Students learn by testing pollution near homes
Posted February 27, 2011
Updated March 13, 2011
Clearfield, Utah — Project Education: Edutopia, a partnership between WRAL-TV and the George Lucas Educational Foundation, shows how Utah high schoolers are fighting pollution in their community – and learning at the same time.
Clearfield High School students live near Hill Air Force Base, where hazardous waste was mishandled from the 1940s to the 1970s. That resulted in contamination of some groundwater.
"There's actually some areas that are contaminated so bad that fumes rise up to the basements of people's houses," Clearfield High student Anthony Huffman said. "That can lead to cancer and other serious illnesses."
Clearfield's chemistry and biology students have monitored water quality in the area and worked with Hill Air Force Base's environmental restoration program since 2006.
"We were testing the water for nitrogen, oxygen, the PH, the temperature, the light source," student Whitney Maycock said.
Through a technology grant, the school obtained tablet computers that come with monitoring software and probes. Students explained the tablets make their research much more efficient.
"What the computer allows us to do is gain up to hundreds of readings within seconds or even a tenth of a second," student Massiell German said. "The percentage of error will be less with the technology, and that helps with our calculations that we make, the reports we write."
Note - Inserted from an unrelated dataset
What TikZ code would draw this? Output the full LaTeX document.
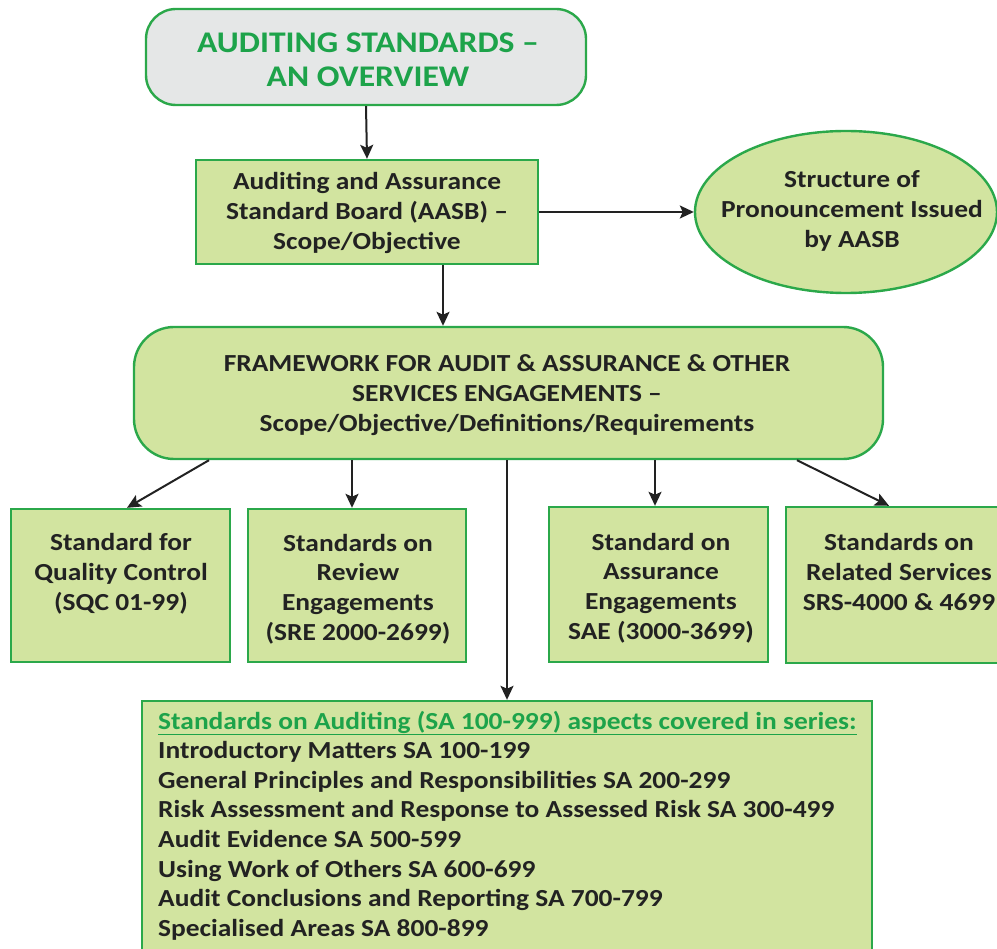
\documentclass[tikz,border=0pt]{standalone}
\usepackage{fontspec}
\setmainfont{Carlito}[FakeStretch=1.12]
\usetikzlibrary{arrows.meta,shapes.geometric}
\definecolor{bord}{HTML}{2BA84A}
\definecolor{gfill}{HTML}{D2E4A0}
\definecolor{tfill}{HTML}{E5E7E7}
\definecolor{tgreen}{HTML}{1DA34A}
\definecolor{ink}{HTML}{222222}
\tikzset{
  box/.style={draw=bord, line width=2.4pt, fill=gfill, rectangle, inner sep=0pt},
  txt/.style={align=center, text=ink, font=\fontsize{24.5}{29.8}\selectfont\bfseries, inner sep=0pt},
  satxt/.style={anchor=base west, text=ink, font=\fontsize{24.5}{29.8}\selectfont\bfseries, inner sep=0pt},
  arr/.style={draw=ink, line width=2pt, -{Stealth[length=14pt,width=13pt,inset=3pt]}},
}
\begin{document}
\begin{tikzpicture}[x=1pt,y=-1pt]
\useasboundingbox (0,0) rectangle (997,949);
\clip (0,0) rectangle (997,949);
\fill[white] (0,0) rectangle (997,949);
% top
\node[box, fill=tfill, rounded corners=30pt, minimum width=440pt, minimum height=96pt] (top) at (366,57) {};
\node[txt, text=tgreen, font=\fontsize{30}{34}\selectfont\bfseries] (topt) at (368,60) {AUDITING STANDARDS --\\AN OVERVIEW};
% AASB
\node[box, minimum width=342pt, minimum height=104pt] (aasb) at (367,212) {};
\node[txt] (aasbt) at (367,213) {Auditing and Assurance\\Standard Board (AASB) --\\Scope/Objective};
% ellipse
\node[box, ellipse, minimum width=302pt, minimum height=162pt] (ell) at (846,212) {};
\node[txt] (ellt) at (852,211) {Structure of\\Pronouncement Issued\\by AASB};
% framework
\node[box, rounded corners=40pt, minimum width=749pt, minimum height=132pt] (fw) at (508.5,393) {};
\node[txt] (fwt) at (507,395) {FRAMEWORK FOR AUDIT \& ASSURANCE \& OTHER\\SERVICES ENGAGEMENTS --\\Scope/Objective/Definitions/Requirements};
% children
\node[box, minimum width=219pt, minimum height=153pt] (b1) at (120.5,585.5) {};
\node[txt] (b1t) at (121,574) {Standard for\\Quality Control\\(SQC 01-99)};
\node[box, minimum width=218pt, minimum height=153pt] (b2) at (357,585.5) {};
\node[txt] (b2t) at (358,589) {Standards on\\Review\\Engagements\\(SRE 2000-2699)};
\node[box, minimum width=219pt, minimum height=155pt] (b3) at (658.5,584.5) {};
\node[txt] (b3t) at (661,588) {Standard on\\Assurance\\Engagements\\SAE (3000-3699)};
\node[box, minimum width=226pt, minimum height=156pt] (b4) at (899,585) {};
\node[txt] (b4t) at (899,572) {Standards on\\Related Services\\SRS-4000 \& 4699};
% SA box
\node[box, minimum width=730pt, minimum height=280pt] (sa) at (507,841) {};
\node[satxt, text=tgreen] (sa0) at (158,729) {\underline{Standards on Auditing (SA 100-999) aspects covered in series:}};
\foreach \t [count=\i] in {Introductory Matters SA 100-199,
  General Principles and Responsibilities SA 200-299,
  Risk Assessment and Response to Assessed Risk SA 300-499,
  Audit Evidence SA 500-599,
  Using Work of Others SA 600-699,
  Audit Conclusions and Reporting SA 700-799,
  Specialised Areas SA 800-899}
  \node[satxt] (sa\i) at (158,{729+29.6*\i}) {\t};
% arrows
\draw[arr] (top.south) -- (aasb.north);
\draw[arr] (aasb.east) -- (ell.west);
\draw[arr] ([xshift=76pt]aasb.south) -- ([xshift=76pt]aasb.south |- fw.north);
\draw[arr] ([xshift=-299.5pt]fw.south) -- ([xshift=6.5pt]b1.north);
\draw[arr] ([xshift=-156.5pt]fw.south) -- ([xshift=-156.5pt]fw.south |- b2.north);
\draw[arr] (sa.north |- fw.south) -- (sa.north);
\draw[arr] ([xshift=146.5pt]fw.south) -- ([xshift=146.5pt]fw.south |- b3.north);
\draw[arr] ([xshift=288.5pt]fw.south) -- ([xshift=-10pt]b4.north);
\end{tikzpicture}
\end{document}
Teachers said that using the tablet computers teaches children that technology is not just fun, but practical as well.
"They think they're toys at first, but then they realize that these are really tools, and they do enhance our learning and understanding," Clearfield High teacher Bonnie Bourgeous said.
In turn, using technology to track pollution near their homes makes learning math and science more fun, and more meaningful, for students.
"It makes it become real life, rather than doing 30-60-90 triangles for trig. That gets really boring," Bourgeous said. "That technology can bring this alive for students."